Herkes Metin olsun

Yeni yeni maçlara gidiyordum. 1970’lerin başlarıydı. İstanbul takımlarının hepsi maçlarını Mithat Paşa Stadı’nda yapardı. Maç sabahı Kadıköy’den vapurla Kabataş’a geçerdik. Ben Kapalı’ya giderdim. İki İstanbul takımı karşılaştıklarında Kapalı’nın bir yarısına birinin taraftarları diğer yarısına diğer takımın taraftarları otururdu.

Çocuktuk daha. Gitmediğimiz maçları radyodan dinlerdik. Kendi aramızda maç yaparken hem oynayıp hem de radyodaki spiker gibi maçı anlatan biri çıkardı aramızdan hep. Kendimizi bir şey sanırdık. Daha heyecanlı olurdu.

Kale’de Yasin vardı. Büyük Mehmet, Çilli, Gökmen… Maçları izlemeye başladığımda Galatasaray üç yıl üst üste şampiyon oldu. Antrenör Brian Birch’tü. Yumruğuyla meşhurdu.

Bir de Metin vardı. Topu aldı mı “sıfıra indirirdi”; yani rakip takımın kale çizgisine kadar. Oradan pasları korner atışı gibiydi anlayacağın.

Diğerlerinin hikayeleri sürüp gitti ama Metin’inki kesildi gibi. Gazetede, radyoda pek adını görmez duymaz olduk. O zamanlar bunu fark etmedik.

Aklımız biraz erdiğinde, çok sonraları öğrendim ki grev yapmış, sendika kurmaya kalkmış. İyi futbolcu olmak pek önemli değilmiş, sanal kahramanlık sahnesinden aşağı çekilivermiş.

Sınıf mücadelesini vurdulu kırdılı kavga filmi gibi bir şey sananlar yanılır. Bir sınıf birlik olunca öne geçer. Dağınıklığı yenilginin bizzat kendisidir. Dağınıklık ve birlik arasında salınıp durmadır sınıf mücadelesi.

Dağınıklık bir de sanal katmanlaşmalarla sağlanır. Sanal kahramanlar çıkar, birliği dağıtılmaya çalışılan sınıftan. Bunların başarıları, zenginlikleri, neredeyse her şeyleri sanaldır. Ama onları hayran hayran izleyenler, onların peşinden koşturanlar ve bu sanallıkları bir şey sanıp onları elde etmek için uğraşanlar birbirlerinden kopar. Birlik zayıflar, dağınıklık baş gösterir.

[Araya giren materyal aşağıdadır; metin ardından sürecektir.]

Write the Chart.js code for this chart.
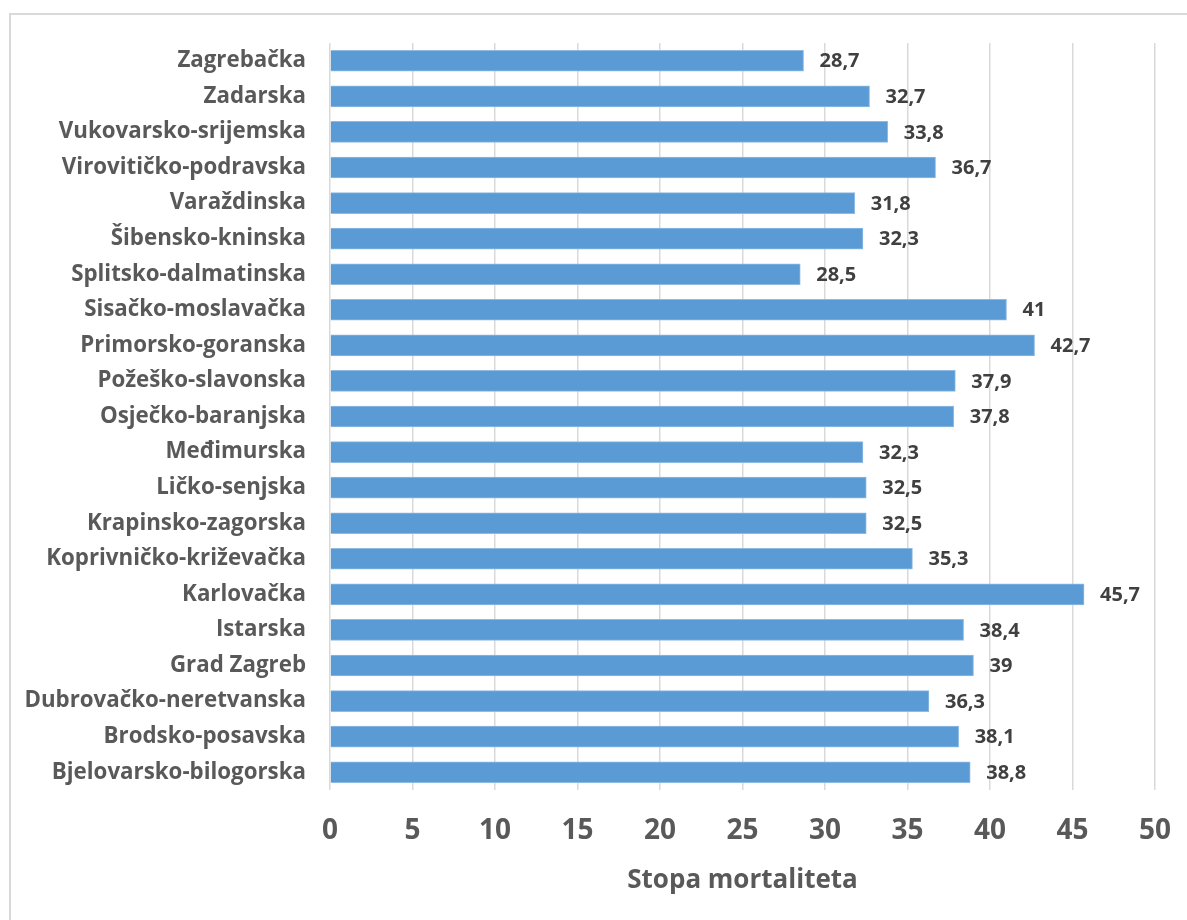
<!DOCTYPE html>
<html>
<head>
<meta charset="utf-8">
<script src="https://cdn.jsdelivr.net/npm/chart.js@4.4.0/dist/chart.umd.min.js"></script>
<style>
  html, body { margin: 0; padding: 0; background: #ffffff; overflow: hidden; }
  #wrap { position: relative; width: 1187px; height: 920px; }
  #frame { position: absolute; left: 9px; top: 13px; width: 1300px; height: 1000px; border: 2px solid #d9d9d9; box-sizing: border-box; }
  canvas { position: absolute; left: 0; top: 0; }
</style>
</head>
<body>
<div id="wrap">
  <div id="frame"></div>
  <canvas id="c" width="1187" height="920"></canvas>
</div>
<script>
const categories = [
  "Zagrebačka", "Zadarska", "Vukovarsko-srijemska", "Virovitičko-podravska",
  "Varaždinska", "Šibensko-kninska", "Splitsko-dalmatinska", "Sisačko-moslavačka",
  "Primorsko-goranska", "Požeško-slavonska", "Osječko-baranjska", "Međimurska",
  "Ličko-senjska", "Krapinsko-zagorska", "Koprivničko-križevačka", "Karlovačka",
  "Istarska", "Grad Zagreb", "Dubrovačko-neretvanska", "Brodsko-posavska",
  "Bjelovarsko-bilogorska"
];
const mortalityRate = [
  28.7, 32.7, 33.8, 36.7, 31.8, 32.3, 28.5, 41, 42.7, 37.9, 37.8, 32.3,
  32.5, 32.5, 35.3, 45.7, 38.4, 39, 36.3, 38.1, 38.8
];
const xTicks = [0, 5, 10, 15, 20, 25, 30, 35, 40, 45, 50];
const axisTitle = "Stopa mortaliteta";

const FONT = "'Open Sans', 'DejaVu Sans', sans-serif";

const valueLabels = {
  id: 'valueLabels',
  afterDatasetsDraw(chart) {
    const ctx = chart.ctx;
    const meta = chart.getDatasetMeta(0);
    ctx.save();
    ctx.font = "bold 20px " + FONT;
    ctx.fillStyle = '#404040';
    ctx.textAlign = 'left';
    ctx.textBaseline = 'middle';
    meta.data.forEach((bar, i) => {
      const txt = String(mortalityRate[i]).replace('.', ',');
      ctx.fillText(txt, bar.x + 16, bar.y + 1);
    });
    ctx.restore();
  }
};

new Chart(document.getElementById('c'), {
  type: 'bar',
  data: {
    labels: categories,
    datasets: [{
      data: mortalityRate,
      backgroundColor: '#5b9bd5',
      borderColor: '#8fbbe3',
      borderWidth: 1,
      barThickness: 21
    }]
  },
  options: {
    indexAxis: 'y',
    responsive: false,
    animation: false,
    devicePixelRatio: 1,
    layout: { padding: { left: 0, right: 32, top: 43, bottom: 0 } },
    plugins: { legend: { display: false }, tooltip: { enabled: false } },
    scales: {
      x: {
        min: 0, max: 50,
        afterBuildTicks(scale) { scale.ticks = xTicks.map(v => ({ value: v })); },
        afterFit(scale) { scale.height = 130; },
        grid: { color: '#d9d9d9', lineWidth: 1.5, drawTicks: true, tickLength: 24, tickColor: 'rgba(0,0,0,0)' },
        border: { display: false },
        ticks: { padding: 0, color: '#595959', font: { family: FONT, size: 28, weight: 'bold' } },
        title: {
          display: true, text: axisTitle, color: '#595959',
          font: { family: FONT, size: 26, weight: 'bold' },
          padding: { top: 0, bottom: 24 }
        }
      },
      y: {
        afterFit(scale) { scale.width = 330; },
        grid: { display: false, drawTicks: false },
        border: { display: false },
        ticks: { padding: 24, color: '#595959', font: { family: FONT, size: 22.3, weight: 'bold' } }
      }
    }
  },
  plugins: [valueLabels]
});
</script>
</body>
</html>
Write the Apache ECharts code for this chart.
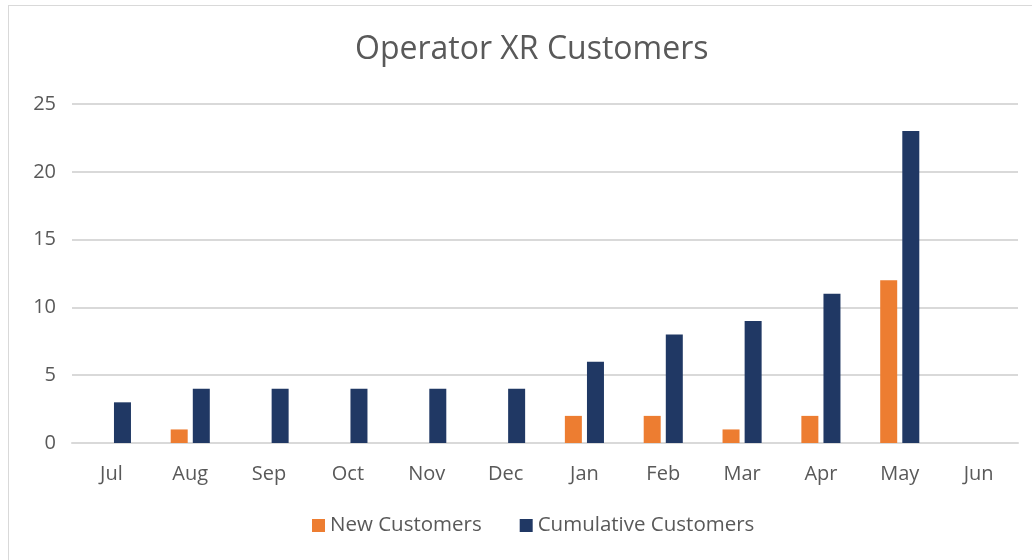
<!DOCTYPE html>
<html>
<head>
<meta charset="utf-8">
<script src="https://cdn.jsdelivr.net/npm/echarts@6/dist/echarts.min.js"></script>
<style>
  html, body { margin: 0; padding: 0; background: #fff; }
  #frame { position: absolute; left: 8px; top: 5px; width: 1040px; height: 570px; border: 1px solid #d9d9d9; }
  #chart { position: absolute; left: 0; top: 0; width: 1032px; height: 560px; }
</style>
</head>
<body>
<div id="frame"></div>
<div id="chart"></div>
<script>
// months, fiscal year order
var months = ['Jul', 'Aug', 'Sep', 'Oct', 'Nov', 'Dec', 'Jan', 'Feb', 'Mar', 'Apr', 'May', 'Jun'];
var newCustomers = [0, 1, 0, 0, 0, 0, 2, 2, 1, 2, 12, 0];
var cumulativeCustomers = [3, 4, 4, 4, 4, 4, 6, 8, 9, 11, 23, null];

var font = '"Open Sans", Lato, sans-serif';

var chart = echarts.init(document.getElementById('chart'));
chart.setOption({
    animation: false,
    title: {
        text: 'Operator XR Customers',
        left: 350,
        top: 29,
        textStyle: { fontFamily: font, fontSize: 32, fontWeight: 'normal', color: '#595959' }
    },
    legend: {
        bottom: 19,
        left: 307,
        itemWidth: 13,
        itemHeight: 13,
        itemGap: 38,
        icon: 'rect',
        textStyle: { fontFamily: font, fontSize: 20.5, color: '#595959' },
        data: ['New Customers', 'Cumulative Customers']
    },
    grid: { left: 72, top: 104, width: 946, height: 339, containLabel: false },
    xAxis: {
        type: 'category',
        data: months,
        axisLine: { lineStyle: { color: '#d9d9d9', width: 2 } },
        axisTick: { show: false },
        axisLabel: { fontFamily: font, fontSize: 20, color: '#595959', margin: 21 }
    },
    yAxis: {
        type: 'value',
        min: 0,
        max: 25,
        interval: 5,
        axisLine: { show: false },
        axisTick: { show: false },
        splitLine: { lineStyle: { color: '#d9d9d9', width: 2 } },
        axisLabel: { fontFamily: font, fontSize: 20, color: '#595959', margin: 16 }
    },
    series: [
        {
            name: 'New Customers',
            type: 'bar',
            data: newCustomers,
            barWidth: 17,
            barGap: '30%',
            itemStyle: { color: '#ED7D31' }
        },
        {
            name: 'Cumulative Customers',
            type: 'bar',
            data: cumulativeCustomers,
            barWidth: 17,
            barGap: '30%',
            itemStyle: { color: '#203864' }
        }
    ]
});
</script>
</body>
</html>
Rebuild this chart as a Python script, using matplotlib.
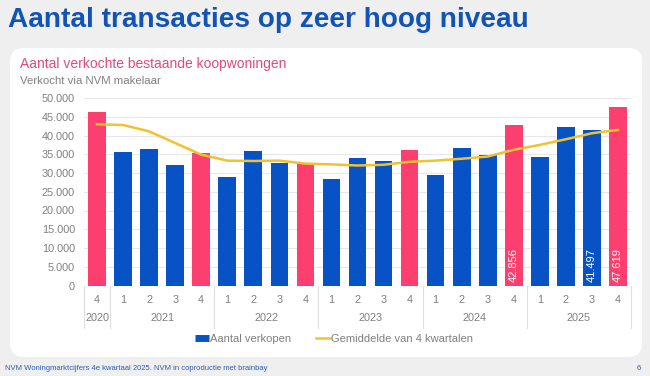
import matplotlib.pyplot as plt
from matplotlib.lines import Line2D
from matplotlib.patches import FancyBboxPatch

plt.rcParams['font.family'] = ['Liberation Sans', 'DejaVu Sans']

quarters = ['4', '1', '2', '3', '4', '1', '2', '3', '4', '1', '2', '3', '4',
            '1', '2', '3', '4', '1', '2', '3', '4']
years = ['2020', '2021', '2022', '2023', '2024', '2025']
year_sizes = [1, 4, 4, 4, 4, 4]
verkopen = [46400, 35600, 36400, 32200, 35300, 28900, 35900, 32800, 32400, 28300, 34000,
            33200, 36100, 29500, 36600, 34800, 42856, 34400, 42400, 41497, 47619]
gemiddelde = [43000, 42800, 41100, 38000, 34900, 33300, 33200, 33300, 32500, 32300, 32000,
              32200, 33000, 33300, 33800, 34400, 36200, 37500, 39000, 40600, 41500]
labelled = [16, 19, 20]

BLUE = '#0753c6'
PINK = '#fc3f6e'
YELLOW = '#f2c12e'
GREY = '#7f7f7f'

W, H = 650, 376
fig = plt.figure(figsize=(W / 100, H / 100), dpi=100, facecolor='#efefef')

# white card (pixel coordinates)
card = FancyBboxPatch((10, H - 357), 632, 309, boxstyle='round,pad=0,rounding_size=14',
                      facecolor='white', edgecolor='none', transform=None, zorder=0)
fig.add_artist(card)

fig.text(8 / W, 1 - 20 / H, 'Aantal transacties op zeer hoog niveau', fontsize=20.2,
         fontweight='bold', color='#1254b6', va='center', ha='left')
fig.text(20 / W, 1 - 64 / H, 'Aantal verkochte bestaande koopwoningen', fontsize=10,
         color='#e04a80', va='center', ha='left')
fig.text(20 / W, 1 - 81 / H, 'Verkocht via NVM makelaar', fontsize=8.2,
         color=GREY, va='center', ha='left')
fig.text(5 / W, 1 - 368 / H, 'NVM Woningmarktcijfers 4e kwartaal 2025. NVM in coproductie met brainbay',
         fontsize=5.5, color='#2a5cb0', va='center', ha='left')
fig.text(641 / W, 1 - 368 / H, '6', fontsize=5.5, color='#2a5cb0', va='center', ha='right')

ax_l, ax_r, ax_t, ax_b = 84, 631, 98, 285.5
ax = fig.add_axes([ax_l / W, 1 - ax_b / H, (ax_r - ax_l) / W, (ax_b - ax_t) / H])
ax.set_facecolor('none')

x = list(range(len(verkopen)))
colors = [PINK if q == '4' else BLUE for q in quarters]
ax.bar(x, verkopen, width=0.68, color=colors, zorder=2)
ax.plot(x, gemiddelde, color=YELLOW, lw=1.8, zorder=3, solid_joinstyle='round')

for i in labelled:
    ax.text(i, 800, f'{verkopen[i]:,}'.replace(',', '.'), rotation=90, color='white',
            fontsize=8, ha='center', va='bottom', zorder=4)

ax.set_xlim(-0.5, len(verkopen) - 0.5)
ax.set_ylim(0, 50000)
yt = list(range(0, 50001, 5000))
ax.set_yticks(yt)
ax.set_yticklabels([f'{v:,}'.replace(',', '.') for v in yt])
ax.grid(axis='y', color='#e8e8e8', lw=0.8, zorder=0)
ax.set_axisbelow(True)
for s in ax.spines.values():
    s.set_visible(False)
ax.axhline(0, color='#d9d9d9', lw=0.8, zorder=1)
ax.tick_params(axis='y', length=0, pad=6.5, labelsize=7.8, labelcolor=GREY)
ax.set_xticks(x)
ax.set_xticklabels(quarters)
ax.tick_params(axis='x', length=0, pad=7, labelsize=7.8, labelcolor=GREY)

# year labels and group separators
sep_bottom = -(328 - ax_b) / (ax_b - ax_t)
year_y = -(318 - ax_b) / (ax_b - ax_t)
trans = ax.get_xaxis_transform()
start = -0.5
ax.plot([start, start], [0, sep_bottom], color='#dedede', lw=0.8, transform=trans, clip_on=False)
for yr, n in zip(years, year_sizes):
    end = start + n
    ax.plot([end, end], [0, sep_bottom], color='#dedede', lw=0.8, transform=trans, clip_on=False)
    ax.text((start + end) / 2, year_y, yr, transform=trans, ha='center', va='center',
            fontsize=7.8, color=GREY)
    start = end

handles = [Line2D([], [], color=BLUE, lw=5, solid_capstyle='butt'),
           Line2D([], [], color=YELLOW, lw=1.8)]
fig.legend(handles, ['Aantal verkopen', 'Gemiddelde van 4 kwartalen'], loc='center',
           bbox_to_anchor=(334 / W, 1 - 339 / H), ncol=2, frameon=False, fontsize=8,
           labelcolor=GREY, handlelength=1.3, handletextpad=0.1, columnspacing=2.2)

fig.savefig('out.png', dpi=100, facecolor=fig.get_facecolor())
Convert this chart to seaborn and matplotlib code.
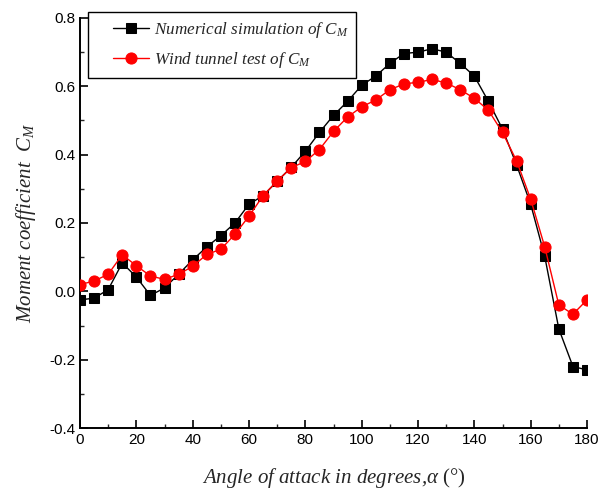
import matplotlib
matplotlib.use("Agg")
import matplotlib.pyplot as plt
import seaborn as sns
import numpy as np
import pandas as pd
from matplotlib.ticker import MultipleLocator
from matplotlib.legend_handler import HandlerLine2D

angles = list(range(0, 181, 5))
cm_numerical = [-0.025, -0.02, 0.005, 0.083, 0.042, -0.012, 0.01, 0.05, 0.092, 0.13,
                0.163, 0.2, 0.255, 0.28, 0.322, 0.363, 0.41, 0.465, 0.515, 0.556,
                0.603, 0.63, 0.667, 0.696, 0.7, 0.71, 0.7, 0.667, 0.63, 0.556,
                0.475, 0.37, 0.255, 0.102, -0.11, -0.22, -0.23]
cm_wind = [0.02, 0.03, 0.05, 0.107, 0.075, 0.045, 0.035, 0.05, 0.073, 0.108,
           0.123, 0.167, 0.22, 0.28, 0.323, 0.362, 0.38, 0.415, 0.468, 0.51,
           0.54, 0.56, 0.59, 0.607, 0.612, 0.62, 0.61, 0.59, 0.565, 0.53,
           0.465, 0.382, 0.27, 0.13, -0.04, -0.067, -0.025]
label_num = "Numerical simulation of $C_M$"
label_wind = "Wind tunnel test of $C_M$"

sns.set_style("ticks")
plt.rcParams['font.family'] = ['Liberation Sans', 'DejaVu Sans']
plt.rcParams['mathtext.fontset'] = 'custom'
plt.rcParams['mathtext.rm'] = 'Liberation Serif'
plt.rcParams['mathtext.it'] = 'Liberation Serif:italic'

fig = plt.figure(figsize=(5.99, 4.91), dpi=100)
ax = fig.add_axes([80/599, 63/491, 507/599, 410/491])

df_num = pd.DataFrame({"angle": angles, "cm": cm_numerical})
df_wind = pd.DataFrame({"angle": angles, "cm": cm_wind})

sns.lineplot(data=df_num, x="angle", y="cm", ax=ax, color="black", marker="s",
             markersize=6.5, markeredgecolor="black", linewidth=1.0, label=label_num, zorder=3)
sns.lineplot(data=df_wind, x="angle", y="cm", ax=ax, color="red", marker="o",
             markersize=8, markeredgecolor="red", linewidth=1.0, label=label_wind, zorder=4)

ax.set_xlim(0, 180)
ax.set_ylim(-0.4, 0.8)
ax.xaxis.set_major_locator(MultipleLocator(20))
ax.xaxis.set_minor_locator(MultipleLocator(10))
ax.yaxis.set_major_locator(MultipleLocator(0.2))
ax.yaxis.set_minor_locator(MultipleLocator(0.1))
ax.set_xticks(range(0, 181, 20))
ax.set_xticklabels([str(v) for v in range(0, 181, 20)])
ax.set_yticks([-0.4, -0.2, 0.0, 0.2, 0.4, 0.6, 0.8])
ax.set_yticklabels(["-0.4", "-0.2", "0.0", "0.2", "0.4", "0.6", "0.8"])
ax.tick_params(axis="both", which="major", direction="in", length=6, width=1.2,
               labelsize=11, colors="black")
ax.tick_params(axis="both", which="minor", direction="in", length=3, width=1.0)
for s in ["top", "right"]:
    ax.spines[s].set_visible(False)
for s in ["left", "bottom"]:
    ax.spines[s].set_linewidth(1.4)
    ax.spines[s].set_color("black")

ax.set_xlabel(r"Angle of attack in degrees,α $\mathrm{(°)}$", fontsize=15,
              family="Liberation Serif", style="italic", labelpad=14)
ax.set_ylabel("Moment coefficient  $C_M$", fontsize=15, family="Liberation Serif",
              style="italic", labelpad=8)

handles, labels = ax.get_legend_handles_labels()
hmap = {h: HandlerLine2D(xpad=1.0) for h in handles}
leg = ax.legend(handles, labels, loc="upper left", bbox_to_anchor=(8/507, 1 + 6/410),
                frameon=True, fancybox=False, edgecolor="black", framealpha=1,
                prop={"family": "Liberation Serif", "style": "italic", "size": 12.3},
                handlelength=3.1, handletextpad=0.3, borderpad=0.45,
                labelspacing=0.6, borderaxespad=0, handler_map=hmap)
leg.get_frame().set_linewidth(1.0)

fig.savefig("out.png", dpi=100)
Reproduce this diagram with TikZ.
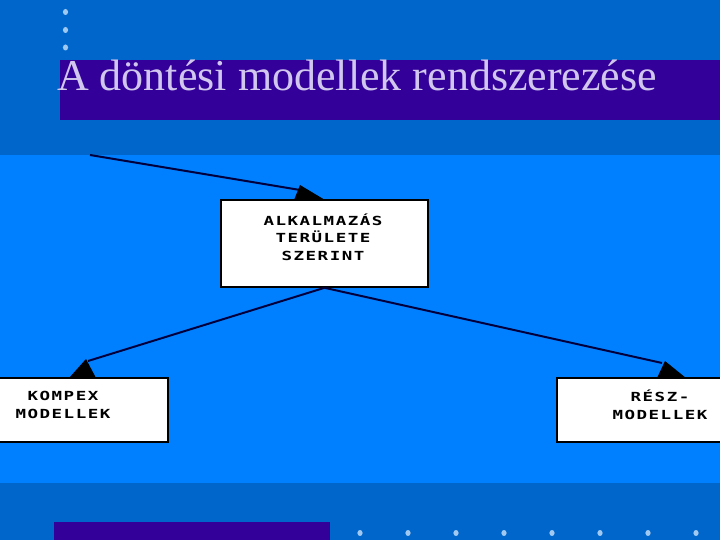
\documentclass[tikz,border=0pt]{standalone}
\usepackage{fontspec}
\setmainfont{Liberation Serif}
\newfontfamily\pixfont[FakeStretch=1.4,LetterSpace=12]{DejaVu Sans Mono}
\usepackage{tikz}
\definecolor{hatter}{RGB}{0,102,204}
\definecolor{sav}{RGB}{0,128,255}
\definecolor{lila}{RGB}{51,0,153}
\definecolor{cimszin}{RGB}{208,198,238}
\definecolor{pont}{RGB}{160,200,240}
\definecolor{vonalszin}{RGB}{0,0,60}

\begin{document}
\begin{tikzpicture}[x=1pt, y=-1pt,
    doboz/.style={draw=black, line width=1.6pt, fill=white, inner sep=0pt},
    felirat/.style={align=center, font=\pixfont\bfseries\fontsize{12.5}{17.5}\selectfont},
    vonal/.style={draw=vonalszin, line width=2pt}]
            \useasboundingbox (0,0) rectangle (720,540);
            % Hatter
            \fill[hatter] (0,0) rectangle (720,540);
            \fill[sav] (0,155) rectangle (720,483);
            \fill[lila] (60,60) rectangle (720,120);
            \fill[lila] (54,522) rectangle (330,540);
            
            % Pontok
            \foreach \y in {12, 30, 47.5} {
                \fill[pont] (65.5,\y) ellipse (2.6 and 3);
            }
            \foreach \x in {360, 408, 456, 504, 552, 600, 648, 696} {
                \fill[pont] (\x,533) ellipse (2.6 and 3);
            }
            
            % Cim
            \node[anchor=base west, inner sep=0pt, text=cimszin, font=\fontsize{44}{50}\selectfont] (cim) at (57,91) {A döntési modellek rendszerezése};
            
            % Dobozok
            \node[doboz, minimum width=207pt, minimum height=87pt] (alk) at (324.5,243.5) {};
            \node[felirat] (alkszoveg) at (323,237) {ALKALMAZÁS\\TERÜLETE\\SZERINT};
            
            \node[doboz, minimum width=178pt, minimum height=64pt] (komplex) at (79,410) {};
            \node[felirat] (komplexszoveg) at (63,405) {KOMPEX\\MODELLEK};
            
            \node[doboz, minimum width=170pt, minimum height=64pt] (resz) at (642,410) {};
            \node[felirat] (reszszoveg) at (660,405) {RÉSZ-\\MODELLEK};
            
            % Nyilak
            \coordinate (kezdet) at (90,155);
            \coordinate (hegyfent) at (300,190);
            \coordinate (hegybal) at (88,361);
            \coordinate (hegyjobb) at (662,363);
            
            \draw[vonal] (kezdet) -- (hegyfent);
            \draw[vonal] (alk.south) -- (hegybal);
            \draw[vonal] (alk.south) -- (hegyjobb);
            
            \fill (300,185) -- (294,200) -- (325,200) -- cycle;
            \fill (86,359) -- (69,378) -- (96,378) -- cycle;
            \fill (665,361) -- (657,378) -- (686,378) -- cycle;
        \end{tikzpicture}
\end{document}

Dağınıklık, dağılanların yavaş yavaş ama istikrarlı biçimde iktisaden gerilemelerine, siyaseten etkisizleşmelerine varır. Ta ki bıçak kemiğe dayanıncaya kadar.

Bıçak kemiğe dayanınca, birileri başkalarının “Adam sen de,” demesinden, “Boş ver” demesinden,”Allah’a emanet ediyorum” demesinden rahatsız olmaya başlayınca birlik yeniden güçlenmeye başlar. Sanal kahramanlar yetmez artık oluşup gelişen birliği bozmaya. İçin için dindi, cinsiyetti, dildi, etnisiteydi, ırktı artık hangi duyarlılıklar varsa kaşınıp insanları birbirlerine düşürmek için kullanılır olur. Şiddet her türlü olanak kullanılarak kışkırtılır.

Birlik olmanın zirvesine yaklaşıldıkça sanal kahramanlar sanallığını fark eder. Spartaküs olur, Metin Kurt olur.

Biz Metin’i fark etmedik o zamanlar. Şimdi de Metin’i ortaya çıkaran koşullara benzer koşullar gelişiyor. Magazin ve spor alemini izleyenler, söndürülen yıldızlara dikkat ederse yeni Metin’leri görecektir.

Metin iyi futbolcuydu, canlı seyrettim. Tanışmadım, dışarıdan takip edebildiğim kadarıyla yürekli bir insandı. Çok erken yitirdik. Hepimiz Metin olalım.